6- Check the integrity of data
For the process of preserving data, the best way to ensure its integrity is to generate checksums for each file uploaded. If you have selected a third-party digital archive, then they should already do this.
Checksums are strings of characters that are mathematically calculated and assigned to a set of data. If the data is altered (even minimally altered) in any way, this would change the checksum that would be generated. This is then calculated every so often to ensure that the checksum remains the same to indicate that the data has not been altered (or become corrupted!). Before transferring data, use a checksum generator to calculate these. After data has been transferred, the checksum can be checked to make sure no errors or changes occurred during.
7 – Use and evaluate the archive
Now it’s time to migrate your data into the new selected solution. Even with careful evaluation of an archiving solution, it is still important to evaluate after implementation and use. This is to confidently validate that the archiving solution serves its purpose as planned and meets your organisation’s specific needs.
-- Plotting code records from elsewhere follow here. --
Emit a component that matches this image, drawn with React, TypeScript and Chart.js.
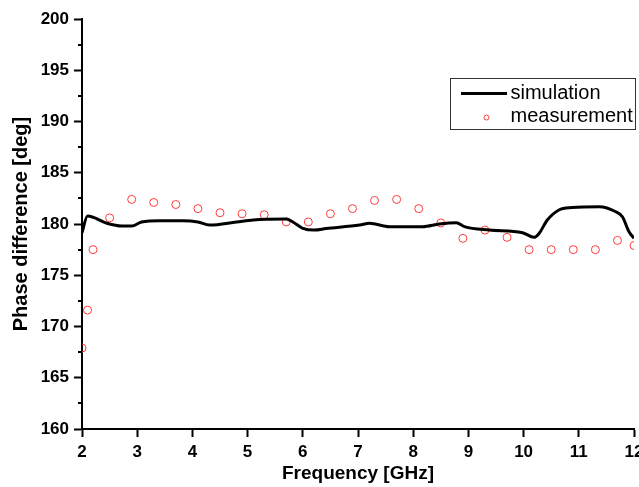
import React, { useEffect, useRef } from "react";
import { Chart, registerables } from "chart.js";

Chart.register(...registerables);

// Simulation curve (frequency GHz, phase difference deg)
const simFreq = [2.0, 2.1, 2.45, 2.72, 2.9, 3.08, 3.41, 3.83, 4.1, 4.31, 4.8, 5.1, 5.7, 5.82, 6.0, 6.21, 6.42, 7.03, 7.21, 7.57, 8.17, 8.47, 8.78, 8.93, 9.38, 9.98, 10.19, 10.28, 10.43, 10.64, 10.88, 11.37, 11.67, 11.79, 11.91, 12.0];
const simPhase = [179.15, 180.78, 180.07, 179.8, 179.8, 180.2, 180.32, 180.32, 180.2, 179.9, 180.2, 180.4, 180.49, 180.2, 179.58, 179.41, 179.55, 179.9, 180.07, 179.74, 179.74, 180.0, 180.13, 179.74, 179.41, 179.15, 178.7, 179.08, 180.39, 181.37, 181.6, 181.69, 181.2, 180.71, 179.24, 178.6];

// Measurement points
const measFreq = [2.0, 2.1, 2.2, 2.5, 2.9, 3.3, 3.7, 4.1, 4.5, 4.9, 5.3, 5.7, 6.1, 6.5, 6.9, 7.3, 7.7, 8.1, 8.5, 8.9, 9.3, 9.7, 10.1, 10.5, 10.9, 11.3, 11.7, 12.0];
const measPhase = [167.9, 171.6, 177.5, 180.6, 182.4, 182.1, 181.9, 181.5, 181.1, 181.0, 180.9, 180.2, 180.2, 181.0, 181.5, 182.3, 182.4, 181.5, 180.1, 178.6, 179.4, 178.7, 177.5, 177.5, 177.5, 177.5, 178.4, 177.9];

const seriesLabels = ["simulation", "measurement"];
const xTitle = "Frequency [GHz]";
const yTitle = "Phase difference [deg]";

const FONT = "'Liberation Sans', Arial, sans-serif";
const RED = "rgb(255,60,60)";

const minorTicksPlugin = {
  id: "minorTicks",
  afterDraw(chart: any) {
    const y = chart.scales.y;
    const ctx = chart.ctx;
    const ticks = y.ticks;
    ctx.save();
    ctx.strokeStyle = "#000";
    ctx.lineWidth = 2;
    for (let i = 0; i < ticks.length - 1; i++) {
      const v = (ticks[i].value + ticks[i + 1].value) / 2;
      const py = Math.round(y.getPixelForValue(v));
      ctx.beginPath();
      ctx.moveTo(y.right - 4, py);
      ctx.lineTo(y.right, py);
      ctx.stroke();
    }
    ctx.restore();
  },
};

const legendPlugin = {
  id: "boxLegend",
  afterDraw(chart: any) {
    const ctx = chart.ctx;
    const area = chart.chartArea;
    const x0 = area.right - 183.5;
    const y0 = area.top + 59.5;
    const w = 185;
    const h = 51;
    ctx.save();
    ctx.strokeStyle = "#333";
    ctx.lineWidth = 1;
    ctx.strokeRect(x0, y0, w, h);
    const ds = chart.data.datasets;
    // simulation entry
    ctx.strokeStyle = ds[0].borderColor;
    ctx.lineWidth = 3;
    ctx.beginPath();
    ctx.moveTo(x0 + 10.5, y0 + 15);
    ctx.lineTo(x0 + 56.5, y0 + 15);
    ctx.stroke();
    // measurement entry
    ctx.strokeStyle = ds[1].borderColor;
    ctx.lineWidth = 1;
    ctx.beginPath();
    ctx.arc(x0 + 36, y0 + 39, 2.5, 0, Math.PI * 2);
    ctx.stroke();
    ctx.fillStyle = "#000";
    ctx.font = `20px ${FONT}`;
    ctx.textBaseline = "middle";
    ctx.textAlign = "left";
    ctx.fillText(ds[0].label, x0 + 60, y0 + 15);
    ctx.fillText(ds[1].label, x0 + 60, y0 + 38);
    ctx.restore();
  },
};

export default function App() {
  const canvasRef = useRef<HTMLCanvasElement | null>(null);

  useEffect(() => {
    document.body.style.margin = "0";
    const canvas = canvasRef.current;
    if (!canvas) return;
    const chart = new Chart(canvas, {
      type: "scatter",
      data: {
        datasets: [
          {
            type: "line",
            label: seriesLabels[0],
            data: simFreq.map((f, i) => ({ x: f, y: simPhase[i] })),
            borderColor: "#000",
            borderWidth: 3,
            pointRadius: 0,
            fill: false,
            cubicInterpolationMode: "monotone",
            showLine: true,
          } as any,
          {
            label: seriesLabels[1],
            data: measFreq.map((f, i) => ({ x: f, y: measPhase[i] })),
            borderColor: RED,
            backgroundColor: "rgba(0,0,0,0)",
            borderWidth: 1,
            pointRadius: 4,
            pointStyle: "circle",
            showLine: false,
          },
        ],
      },
      options: {
        responsive: false,
        animation: false,
        devicePixelRatio: 1,
        layout: { padding: { top: 19, right: 4, left: 0, bottom: 0 } },
        plugins: {
          legend: { display: false },
          tooltip: { enabled: false },
        },
        scales: {
          x: {
            type: "linear",
            min: 2,
            max: 12,
            ticks: {
              stepSize: 1,
              color: "#000",
              padding: 5,
              font: { family: FONT, size: 17, weight: "bold" },
            },
            grid: {
              drawOnChartArea: false,
              drawTicks: true,
              tickLength: 8,
              tickColor: "#000",
              tickWidth: 2,
            },
            border: { display: true, color: "#000", width: 2 },
            title: {
              display: true,
              text: xTitle,
              color: "#000",
              padding: { top: 0, bottom: 2 },
              font: { family: FONT, size: 19, weight: "bold" },
            },
            afterFit(scale: any) {
              scale.height = 58;
              scale.paddingLeft = 0;
              scale.paddingRight = 0;
            },
          },
          y: {
            type: "linear",
            min: 160,
            max: 200,
            ticks: {
              stepSize: 5,
              color: "#000",
              padding: 5,
              font: { family: FONT, size: 17, weight: "bold" },
            },
            grid: {
              drawOnChartArea: false,
              drawTicks: true,
              tickLength: 8,
              tickColor: "#000",
              tickWidth: 2,
            },
            border: { display: true, color: "#000", width: 2 },
            title: {
              display: true,
              text: yTitle,
              color: "#000",
              padding: { top: 9, bottom: 0 },
              font: { family: FONT, size: 20, weight: "bold" },
            },
            afterFit(scale: any) {
              scale.width = 82;
              scale.paddingTop = 0;
              scale.paddingBottom = 0;
            },
          },
        },
      },
      plugins: [minorTicksPlugin, legendPlugin],
    });
    return () => chart.destroy();
  }, []);

  return (
    <div style={{ width: 639, height: 487 }}>
      <canvas ref={canvasRef} width={639} height={487} />
    </div>
  );
}
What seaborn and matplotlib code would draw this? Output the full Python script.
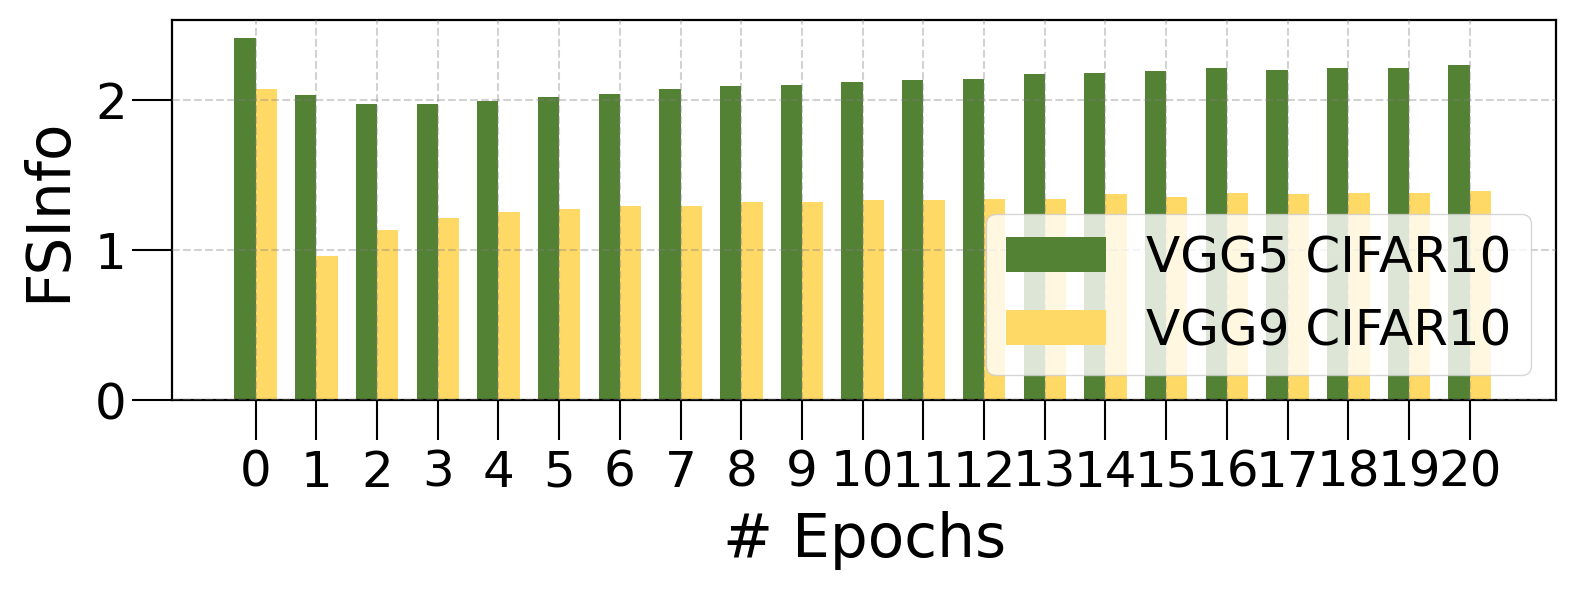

We recommend creating an evaluation scale, equipped with criteria that matches the pre-implementation criteria and ranking these based on how well you feel the solution meets these needs. It’s important to ensure that this is implemented across all users so that all needs are considered. Compare these rankings to your expectations prior to the selection of the solution up until the renewal date. Following this step will help with deciding whether you change archiving solutions.
Tip for archive evaluation: Ensure you communicate any concerns with your supplier/team as they may be able to alter your system or meet your needs accordingly.
Transferring data into an archive doesn’t have to be a resource intensive or overwhelming task. By following the tips outlined in this blog post you can assist in streamlining the process. Remember to prioritise data accuracy, integrity, and compliance throughout the entire process. With careful planning and attention to detail, you can reduce the hassle and achieve a seamless transition to an archive, preserving your data for the long term.